> [EXERCISE OBJECTIVE]:
Your job is to retype all of the data word for word, leaving every image out.

> [GIVEN DATA]:
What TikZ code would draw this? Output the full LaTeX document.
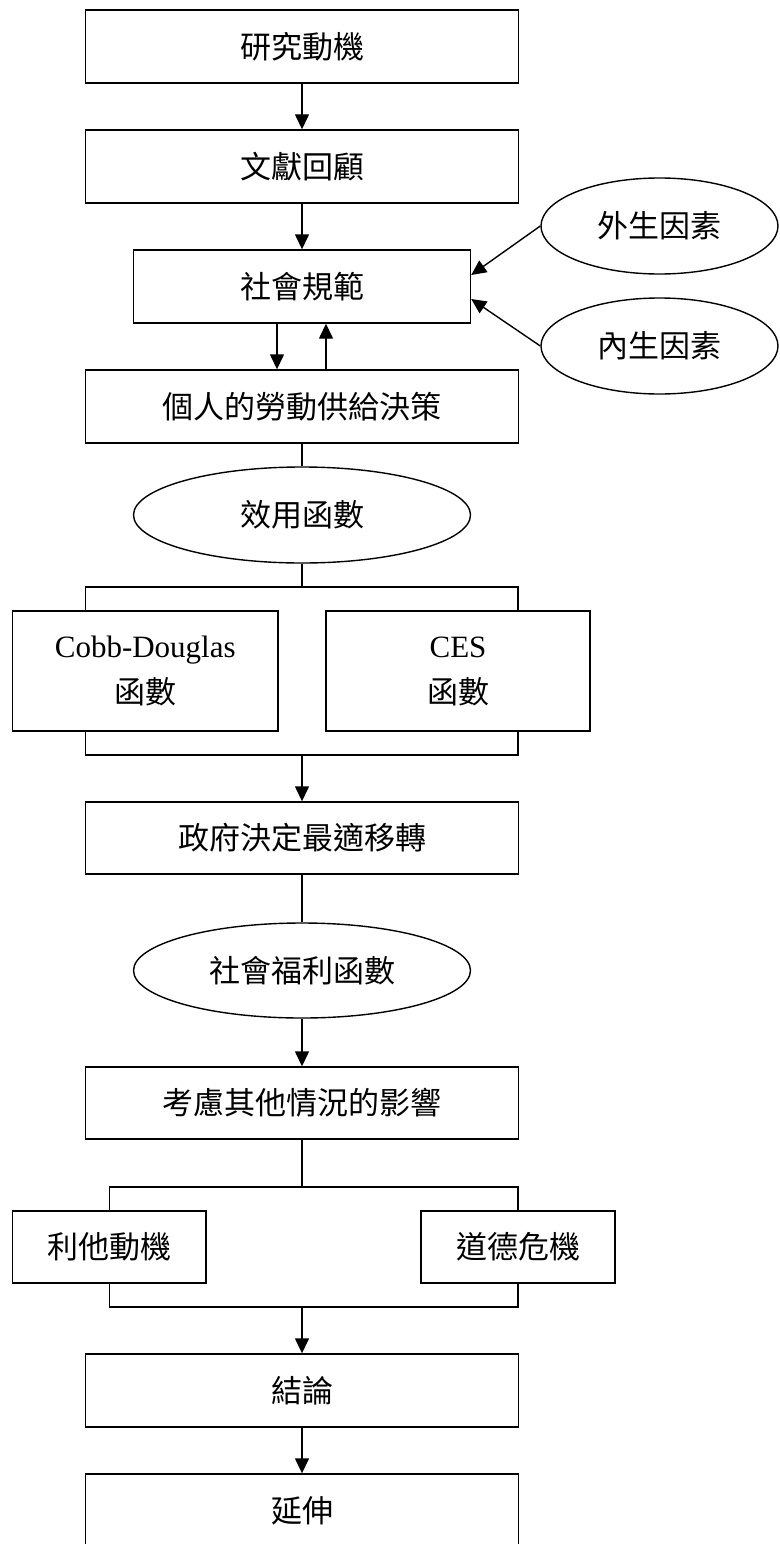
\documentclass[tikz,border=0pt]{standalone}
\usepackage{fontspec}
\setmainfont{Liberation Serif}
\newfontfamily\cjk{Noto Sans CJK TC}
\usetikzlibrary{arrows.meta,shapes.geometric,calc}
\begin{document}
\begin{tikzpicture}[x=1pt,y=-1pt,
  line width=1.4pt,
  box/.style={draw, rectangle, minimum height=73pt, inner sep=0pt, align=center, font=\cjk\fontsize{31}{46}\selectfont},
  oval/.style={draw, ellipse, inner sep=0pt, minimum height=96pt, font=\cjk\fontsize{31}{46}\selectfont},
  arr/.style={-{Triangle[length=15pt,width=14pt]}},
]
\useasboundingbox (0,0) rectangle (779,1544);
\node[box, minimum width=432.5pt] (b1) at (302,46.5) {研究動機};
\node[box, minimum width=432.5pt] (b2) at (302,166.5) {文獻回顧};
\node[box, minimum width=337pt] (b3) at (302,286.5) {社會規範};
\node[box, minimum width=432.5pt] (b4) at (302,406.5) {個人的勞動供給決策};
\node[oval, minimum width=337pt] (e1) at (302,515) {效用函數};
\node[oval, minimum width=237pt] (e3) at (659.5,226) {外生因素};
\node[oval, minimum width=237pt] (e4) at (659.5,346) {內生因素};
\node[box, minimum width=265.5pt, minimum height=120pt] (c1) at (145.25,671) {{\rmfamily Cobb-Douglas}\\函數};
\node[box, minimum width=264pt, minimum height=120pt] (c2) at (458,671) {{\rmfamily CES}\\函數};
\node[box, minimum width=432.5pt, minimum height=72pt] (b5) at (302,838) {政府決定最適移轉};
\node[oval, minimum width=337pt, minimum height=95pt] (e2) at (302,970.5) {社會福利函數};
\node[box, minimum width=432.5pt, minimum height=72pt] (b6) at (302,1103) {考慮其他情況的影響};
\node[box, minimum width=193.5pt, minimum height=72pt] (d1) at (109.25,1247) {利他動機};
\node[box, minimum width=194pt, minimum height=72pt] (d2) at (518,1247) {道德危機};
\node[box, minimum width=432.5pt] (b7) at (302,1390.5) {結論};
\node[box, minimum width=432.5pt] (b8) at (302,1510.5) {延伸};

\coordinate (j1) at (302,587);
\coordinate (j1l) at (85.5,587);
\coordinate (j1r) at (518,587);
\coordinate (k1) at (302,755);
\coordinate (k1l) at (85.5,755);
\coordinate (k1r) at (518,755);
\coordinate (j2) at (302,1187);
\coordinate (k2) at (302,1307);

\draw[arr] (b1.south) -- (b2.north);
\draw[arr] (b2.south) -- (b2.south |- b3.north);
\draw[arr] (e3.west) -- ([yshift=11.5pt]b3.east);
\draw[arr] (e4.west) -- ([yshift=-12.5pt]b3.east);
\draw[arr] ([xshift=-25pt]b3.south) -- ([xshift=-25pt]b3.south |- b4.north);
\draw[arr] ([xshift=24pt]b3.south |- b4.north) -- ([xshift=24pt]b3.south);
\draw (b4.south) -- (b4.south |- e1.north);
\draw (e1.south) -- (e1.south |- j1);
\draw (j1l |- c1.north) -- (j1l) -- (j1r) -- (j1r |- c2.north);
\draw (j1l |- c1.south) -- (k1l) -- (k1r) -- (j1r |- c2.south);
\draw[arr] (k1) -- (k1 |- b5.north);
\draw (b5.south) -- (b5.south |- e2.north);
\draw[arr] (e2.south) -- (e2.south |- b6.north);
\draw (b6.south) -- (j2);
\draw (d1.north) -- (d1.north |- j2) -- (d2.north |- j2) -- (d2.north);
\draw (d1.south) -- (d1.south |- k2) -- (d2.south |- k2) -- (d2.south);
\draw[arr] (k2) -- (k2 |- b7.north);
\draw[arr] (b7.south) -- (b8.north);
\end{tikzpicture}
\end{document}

> [ANSWER TO THIS TASK]:
What TikZ code would draw this? Output the full LaTeX document.
\documentclass[tikz,border=0pt]{standalone}
\usepackage{fontspec}
\setmainfont{Liberation Serif}
\newfontfamily\cjk{Noto Sans CJK TC}
\usetikzlibrary{arrows.meta,shapes.geometric,calc}
\begin{document}
\begin{tikzpicture}[x=1pt,y=-1pt,
  line width=1.4pt,
  box/.style={draw, rectangle, minimum height=73pt, inner sep=0pt, align=center, font=\cjk\fontsize{31}{46}\selectfont},
  oval/.style={draw, ellipse, inner sep=0pt, minimum height=96pt, font=\cjk\fontsize{31}{46}\selectfont},
  arr/.style={-{Triangle[length=15pt,width=14pt]}},
]
\useasboundingbox (0,0) rectangle (779,1544);
\node[box, minimum width=432.5pt] (b1) at (302,46.5) {研究動機};
\node[box, minimum width=432.5pt] (b2) at (302,166.5) {文獻回顧};
\node[box, minimum width=337pt] (b3) at (302,286.5) {社會規範};
\node[box, minimum width=432.5pt] (b4) at (302,406.5) {個人的勞動供給決策};
\node[oval, minimum width=337pt] (e1) at (302,515) {效用函數};
\node[oval, minimum width=237pt] (e3) at (659.5,226) {外生因素};
\node[oval, minimum width=237pt] (e4) at (659.5,346) {內生因素};
\node[box, minimum width=265.5pt, minimum height=120pt] (c1) at (145.25,671) {{\rmfamily Cobb-Douglas}\\函數};
\node[box, minimum width=264pt, minimum height=120pt] (c2) at (458,671) {{\rmfamily CES}\\函數};
\node[box, minimum width=432.5pt, minimum height=72pt] (b5) at (302,838) {政府決定最適移轉};
\node[oval, minimum width=337pt, minimum height=95pt] (e2) at (302,970.5) {社會福利函數};
\node[box, minimum width=432.5pt, minimum height=72pt] (b6) at (302,1103) {考慮其他情況的影響};
\node[box, minimum width=193.5pt, minimum height=72pt] (d1) at (109.25,1247) {利他動機};
\node[box, minimum width=194pt, minimum height=72pt] (d2) at (518,1247) {道德危機};
\node[box, minimum width=432.5pt] (b7) at (302,1390.5) {結論};
\node[box, minimum width=432.5pt] (b8) at (302,1510.5) {延伸};

\coordinate (j1) at (302,587);
\coordinate (j1l) at (85.5,587);
\coordinate (j1r) at (518,587);
\coordinate (k1) at (302,755);
\coordinate (k1l) at (85.5,755);
\coordinate (k1r) at (518,755);
\coordinate (j2) at (302,1187);
\coordinate (k2) at (302,1307);

\draw[arr] (b1.south) -- (b2.north);
\draw[arr] (b2.south) -- (b2.south |- b3.north);
\draw[arr] (e3.west) -- ([yshift=11.5pt]b3.east);
\draw[arr] (e4.west) -- ([yshift=-12.5pt]b3.east);
\draw[arr] ([xshift=-25pt]b3.south) -- ([xshift=-25pt]b3.south |- b4.north);
\draw[arr] ([xshift=24pt]b3.south |- b4.north) -- ([xshift=24pt]b3.south);
\draw (b4.south) -- (b4.south |- e1.north);
\draw (e1.south) -- (e1.south |- j1);
\draw (j1l |- c1.north) -- (j1l) -- (j1r) -- (j1r |- c2.north);
\draw (j1l |- c1.south) -- (k1l) -- (k1r) -- (j1r |- c2.south);
\draw[arr] (k1) -- (k1 |- b5.north);
\draw (b5.south) -- (b5.south |- e2.north);
\draw[arr] (e2.south) -- (e2.south |- b6.north);
\draw (b6.south) -- (j2);
\draw (d1.north) -- (d1.north |- j2) -- (d2.north |- j2) -- (d2.north);
\draw (d1.south) -- (d1.south |- k2) -- (d2.south |- k2) -- (d2.south);
\draw[arr] (k2) -- (k2 |- b7.north);
\draw[arr] (b7.south) -- (b8.north);
\end{tikzpicture}
\end{document}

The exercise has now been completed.